Olivia's recommends serving their version of the popular dish on buttered bread, along with grilled corn on the cob, creamy coleslaw and pickles.

YORK, Pa. — As the summer heats up, so is the Olivia's kitchen.

The Gettysburg restaurant is getting spicy with Nashville Honey Hot Chicken.

Olivia's recommends serving their version of the popular dish on buttered bread, along with grilled corn on the cob, creamy coleslaw and pickles.

Marinade

Ingredients

2 cups, buttermilk 

1 cup, pickle juice

1 tablespoon, cayenne pepper 

1 tablespoon, granulated garlic 

1 tablespoon, fancy paprika 

1 tablespoon, granulated onion

1/2 cup, honey

1 teaspoon, sea salt

1 tbsp black pepper

1 teaspoon, white pepper

Directions

Mix all of the ingredients (except for the buttermilk).
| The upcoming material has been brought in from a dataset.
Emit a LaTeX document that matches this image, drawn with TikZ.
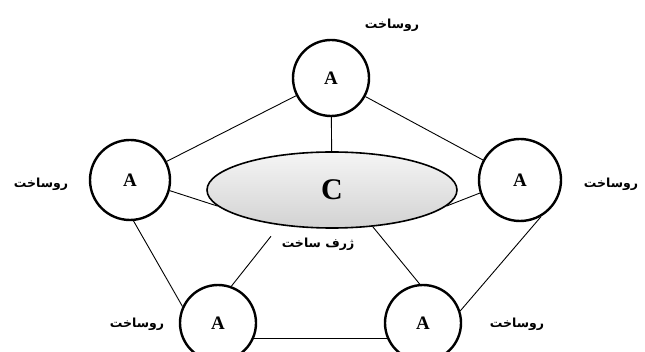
\documentclass[tikz,border=0pt]{standalone}
\usepackage{fontspec}
\setmainfont{Liberation Serif}
\newfontfamily\arabicfont[Script=Arabic]{DejaVu Sans}
\TeXXeTstate=1
\usetikzlibrary{shapes.geometric}
\begin{document}
\begin{tikzpicture}[x=1pt,y=-1pt,
  circ/.style={circle,draw,line width=2.4pt,minimum size=76pt,inner sep=0pt,font=\bfseries\fontsize{19}{19}\selectfont},
  lbl/.style={font=\arabicfont\bfseries\fontsize{12.5}{14}\selectfont,inner sep=0pt},
  conn/.style={line width=0.9pt}]
\useasboundingbox (0,0) rectangle (645,352);
\node[circ] (t) at (331,78) {A};
\node[circ,minimum size=80pt] (l) at (130,180) {A};
\node[circ,minimum size=82pt] (r) at (520,180) {A};
\node[circ] (bl) at (218,323) {A};
\node[circ] (br) at (423,323) {A};
\node[ellipse,draw,line width=1.6pt,minimum width=250pt,minimum height=76pt,
  top color=gray!8,bottom color=gray!35,inner sep=0pt,
  font=\bfseries\fontsize{30}{30}\selectfont] (c) at (332,190) {C};
\node[lbl] (lt) at (392,25) {\beginR روساخت\endR};
\node[lbl] (ll) at (41,184) {\beginR روساخت\endR};
\node[lbl] (lr) at (611,184) {\beginR روساخت\endR};
\node[lbl] (lbl1) at (137,324) {\beginR روساخت\endR};
\node[lbl] (lbr) at (517,324) {\beginR روساخت\endR};
\node[lbl] (lc) at (318,244) {\beginR ژرف ساخت\endR};
\draw[conn] (t) -- (l);
\draw[conn] (t) -- (r);
\draw[conn] (t) -- (c);
\draw[conn] (l.-15) -- (c.188);
\draw[conn] (r.198) -- (c.-8);
\draw[conn] (l.-85) -- (bl.155);
\draw[conn] (r.-60) -- (br.18);
\draw[conn] (bl.-23) -- (br.203);
\draw[conn,shorten <=14pt] (c.214) -- (bl.70);
\draw[conn] (c.-42) -- (br.95);
\end{tikzpicture}
\end{document}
Mix in the buttermilk last. Add the chicken tenderloins.

Hot Sauce

Ingredients

1/2 pound, butter

1 teaspoon, cayenne pepper 

1 teaspoon, granulated garlic

1 teaspoon, granulated onion

1/2 teaspoon, sea salt

1 cup, Texas Pete hot sauce

1 tablespoon, brown sugar

3 tablespoons, honey

1 teaspoon, fancy paprika

1 teaspoon, white pepper

1 teaspoon, Old Bay

Directions

Place all of the ingredients in a sauté pan on medium heat. Whisk everything until the butter melts, then turn the heat to low.  

Dredge

Ingredients

3 cups, all-purpose flour

1 tablespoon, sea salt

1 tablespoon, black pepper

Technique

Remove one chicken tenderloin from the marinade at a time. Dredge it into the flour mix, then set it aside on a plate. Continue with the remaining tenderloins. Heat the shortening to 375 degrees Fahrenheit. Slowly lower the chicken into hot oil (don’t drop them in, causing the oil to splatter). Don’t overload the oil with too much chicken—this will cause the oil temperature to lower, resulting in greasy chicken. Rotate and cook the tenderloins until the chicken's internal temperature reaches 140 degrees Fahrenheit. Set the cooked chicken aside on a platter lined with paper towels to absorb any excess grease. Continue cooking the remaining chicken. Dunk the finished tenders into the sauce. Serve the Hot Chicken on thick-sliced homemade bread with a thick layer of butter. Serve the dish with pickles, creamy coleslaw and corn on the cob.